I suggest you turn it off like they ask and look outside. Many aircraft won't even have xponders and most that do will be following the rules and have em turned off.

One thing I learned last year for my first trip to Osh arriving during a busy time.....The arrival at Osh is flown by the seat of your pants with your eyes outside and your head on a swivel and you follow the NOTAM to the letter!
 
Too many airplanes!

The EAA controllers would have to give you the final word, but from my experience flying into both Osh and Sun n Fun, there are too many airplanes for controllers to handle via radar. All of the transponder hits would just overwhelm the screen. Normal spacing goes out the window during these operations. In fact, they are landing three airplanes on a single taxiway at once (blue and white cessna, land on the orange spot!).

As others have suggested, you keep your eyes outside and follow directions carefully. I have always done this with multiple people in the airplane, all of us watching for other traffic.

It is a blast though!

David
 
If everyone had mode s transponders or better it would be possible because they support selective interrogation, meaning that the radar can interrogate just your airplane and if a transponder isn't the intended recipient it ignores the request. This enables radar to work in incredibly congested airspace and is one of the big reasons that many nations have mandated mode s.
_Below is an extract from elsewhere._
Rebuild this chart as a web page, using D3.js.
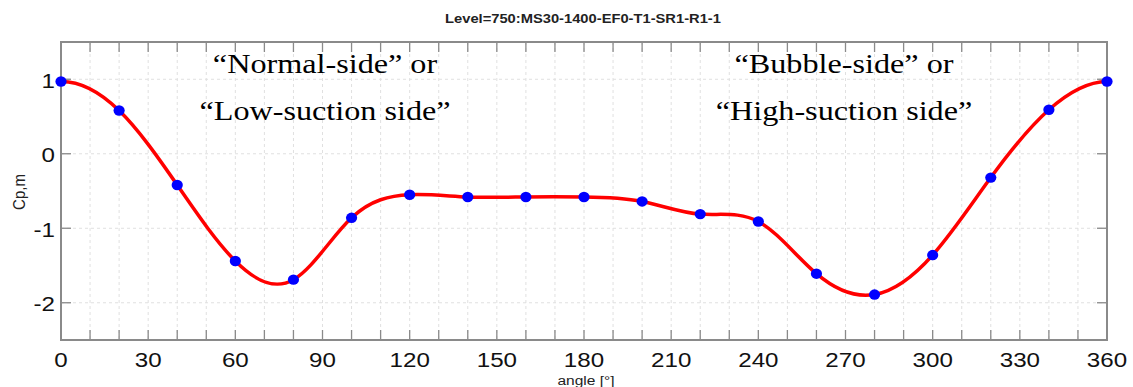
<!DOCTYPE html>
<html>
<head>
<meta charset="utf-8">
<script src="https://cdn.jsdelivr.net/npm/d3@7"></script>
<style>
  html, body { margin: 0; padding: 0; background: #fff; }
  svg { display: block; }
</style>
</head>
<body>
<svg id="chart" width="1133" height="387"></svg>
<script>
// Pressure coefficient around the section, sampled every 20 degrees
const angles = [0, 20, 40, 60, 80, 100, 120, 140, 160, 180, 200, 220, 240, 260, 280, 300, 320, 340, 360];
const cpValues = [0.97, 0.58, -0.42, -1.44, -1.69, -0.86, -0.55, -0.58, -0.58, -0.58, -0.64, -0.81, -0.91, -1.61, -1.89, -1.36, -0.32, 0.59, 0.97];
const xTickLabels = [0, 30, 60, 90, 120, 150, 180, 210, 240, 270, 300, 330, 360];
const yTickLabels = [1, 0, -1, -2];
const titleText = "Level=750:MS30-1400-EF0-T1-SR1-R1-1";
const xLabel = "angle [°]";
const yLabel = "Cp,m";
const leftNote = ["\u201CNormal-side\u201D or", "\u201CLow-suction side\u201D"];
const rightNote = ["\u201CBubble-side\u201D or", "\u201CHigh-suction side\u201D"];

const margin = { left: 61, right: 26, top: 42, bottom: 47 };
const W = 1133, H = 387;
const svg = d3.select("#chart");

const x = d3.scaleLinear().domain([0, 360]).range([margin.left, W - margin.right]);
const y = d3.scaleLinear().domain([-2.5, 1.5]).range([H - margin.bottom, margin.top]);

const minorTicks = d3.range(0, 361, 10);
const axisColor = "#8a8a8a";
const wide = 1.15; // horizontal widening applied to lettering

// dashed grid
const grid = svg.append("g");
grid.selectAll("line.v").data(minorTicks.slice(1, -1)).join("line")
  .attr("x1", d => x(d)).attr("x2", d => x(d))
  .attr("y1", y(1.5)).attr("y2", y(-2.5))
  .attr("stroke", "#e0e0e0").attr("stroke-width", 1).attr("stroke-dasharray", "3,3");
grid.selectAll("line.h").data(yTickLabels).join("line")
  .attr("x1", x(0)).attr("x2", x(360))
  .attr("y1", d => y(d)).attr("y2", d => y(d))
  .attr("stroke", "#e0e0e0").attr("stroke-width", 1).attr("stroke-dasharray", "3,3");

// inward ticks on all four sides
const tickLen = 10;
const ticks = svg.append("g").attr("stroke", axisColor).attr("stroke-width", 1.3);
ticks.selectAll("line.b").data(minorTicks).join("line")
  .attr("x1", d => x(d)).attr("x2", d => x(d))
  .attr("y1", y(-2.5)).attr("y2", y(-2.5) - tickLen);
ticks.selectAll("line.t").data(minorTicks).join("line")
  .attr("x1", d => x(d)).attr("x2", d => x(d))
  .attr("y1", y(1.5)).attr("y2", y(1.5) + tickLen);
ticks.selectAll("line.l").data(yTickLabels).join("line")
  .attr("x1", x(0)).attr("x2", x(0) + tickLen)
  .attr("y1", d => y(d)).attr("y2", d => y(d));
ticks.selectAll("line.r").data(yTickLabels).join("line")
  .attr("x1", x(360)).attr("x2", x(360) - tickLen)
  .attr("y1", d => y(d)).attr("y2", d => y(d));

// frame
svg.append("rect")
  .attr("x", x(0)).attr("y", y(1.5))
  .attr("width", x(360) - x(0)).attr("height", y(-2.5) - y(1.5))
  .attr("fill", "none").attr("stroke", axisColor).attr("stroke-width", 2);

const sans = "'Liberation Sans', Arial, Helvetica, sans-serif";
const at = (px, py) => `translate(${px},${py}) scale(${wide},1)`;

// tick labels
svg.append("g").selectAll("text").data(xTickLabels).join("text")
  .attr("transform", d => at(x(d), y(-2.5) + 27))
  .attr("text-anchor", "middle")
  .attr("font-family", sans).attr("font-size", 21).attr("fill", "#111")
  .text(d => d);
svg.append("g").selectAll("text").data(yTickLabels).join("text")
  .attr("transform", d => at(x(0) - 6, y(d) + 8.5))
  .attr("text-anchor", "end")
  .attr("font-family", sans).attr("font-size", 21).attr("fill", "#111")
  .text(d => d);

// axis titles and chart title
svg.append("text")
  .attr("transform", at((x(0) + x(360)) / 2 + 2, 385))
  .attr("text-anchor", "middle")
  .attr("font-family", sans).attr("font-size", 13.5).attr("fill", "#222")
  .text(xLabel);
svg.append("text")
  .attr("transform", `translate(25, 192) rotate(-90) scale(1,${wide})`)
  .attr("text-anchor", "middle")
  .attr("font-family", sans).attr("font-size", 15).attr("fill", "#222")
  .text(yLabel);
svg.append("text")
  .attr("transform", at(583, 23))
  .attr("text-anchor", "middle")
  .attr("font-family", sans).attr("font-size", 12.8).attr("font-weight", "bold").attr("fill", "#222")
  .text(titleText);

// side annotations
const serif = "'Liberation Serif', 'Times New Roman', serif";
function note(lines, cx) {
  svg.append("g").selectAll("text").data(lines).join("text")
    .attr("transform", (d, i) => at(cx, 73 + i * 47))
    .attr("text-anchor", "middle")
    .attr("font-family", serif).attr("font-size", 28).attr("fill", "#000")
    .text(d => d);
}
note(leftNote, 325);
note(rightNote, 844);

// periodic spline: wrap neighbouring samples past both ends, then clip to the frame
const pts = angles.map((a, i) => ({ a, v: cpValues[i] }));
const n = angles.length - 1;
const wrapped = [
  { a: angles[n - 2] - 360, v: cpValues[n - 2] },
  { a: angles[n - 1] - 360, v: cpValues[n - 1] },
  ...pts,
  { a: angles[1] + 360, v: cpValues[1] },
  { a: angles[2] + 360, v: cpValues[2] }
];

svg.append("clipPath").attr("id", "plotClip").append("rect")
  .attr("x", x(0)).attr("y", y(1.5))
  .attr("width", x(360) - x(0)).attr("height", y(-2.5) - y(1.5));

const line = d3.line().x(d => x(d.a)).y(d => y(d.v)).curve(d3.curveNatural);

svg.append("path")
  .datum(wrapped)
  .attr("clip-path", "url(#plotClip)")
  .attr("d", line)
  .attr("fill", "none").attr("stroke", "#ff0000").attr("stroke-width", 3.5);

svg.append("g").selectAll("ellipse").data(pts).join("ellipse")
  .attr("cx", d => x(d.a)).attr("cy", d => y(d.v)).attr("rx", 5.6).attr("ry", 5.2)
  .attr("fill", "#0000ff");
</script>
</body>
</html>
I'll ditto what everyone else said - just keep your eyes outside, head on a swivel and the railroad tracks between your legs.
 
Trig Transponder

I purchased a trig transponder last year and I love it. I was able to put the electricaly noisy unite under the seat and run the antenna out the bottom with a very short coax. It also has the altitude read out on the screen so you can double check the unite or altimeter by just turning the altimeter to 29.92. It has worked flawless for me but when I checked it out with the tower they wanted me to change to a different squak and I forgot how to change the numbers so it took me a minute or so of fiddling around to get it tuned in. The tower requested my altitude and it check out with what I was showing on my steam gauges and Trig, cool. I'm happy with my purchase.:)
 
your eyeballs

I've flown into Oshkosh enough times to understand the need for good see and avoid techniques, but this doesn't mean I stop scanning my instruments. I also realize that not everyone has a transponder and TIS-B is not 100% reliable. I'm pointing out that this government mandated tool (in currently mode-c areas) would be another trick in the bag to augment pilot awareness when flying in to Oshkosh, yet we are effectively banned from using it.

Don
 
Turn it off. I am a retired center controller, and granted, we do have filters for "VFR Targets", that can only be selected for high altitude sectors. The other thing is that if you are squawking a code you come up as a slash (about a 1/4") vs a "primary only target" (no transponder) which is a dot. There are a lot of planes crunched into one small area, so between all of the target overlap, tracks swapping around with other aircraft close by, etc, it all becomes useless to us and actually takes away from our primary goal... separation.

Hope that helps.
 
Follow the Notam

I fly in the Phoenix area and have traffic (TIS) in my 7. It can be very distracting to continually hear, "traffic, traffic." Your eyes should be out.

Even if you kept it on and everyone else is in Standby, I don't think you are going to get traffic. Also, not even sure Wittman is TIS enabled.

Simply follow the Notam to the letter. Study it, know it, follow it. Practice your slow flight at 90 kts and holding altitude. Do it until you can do it!!! Everyone arriving is expecting every pilot to be in the right place at the proper speed and altitude.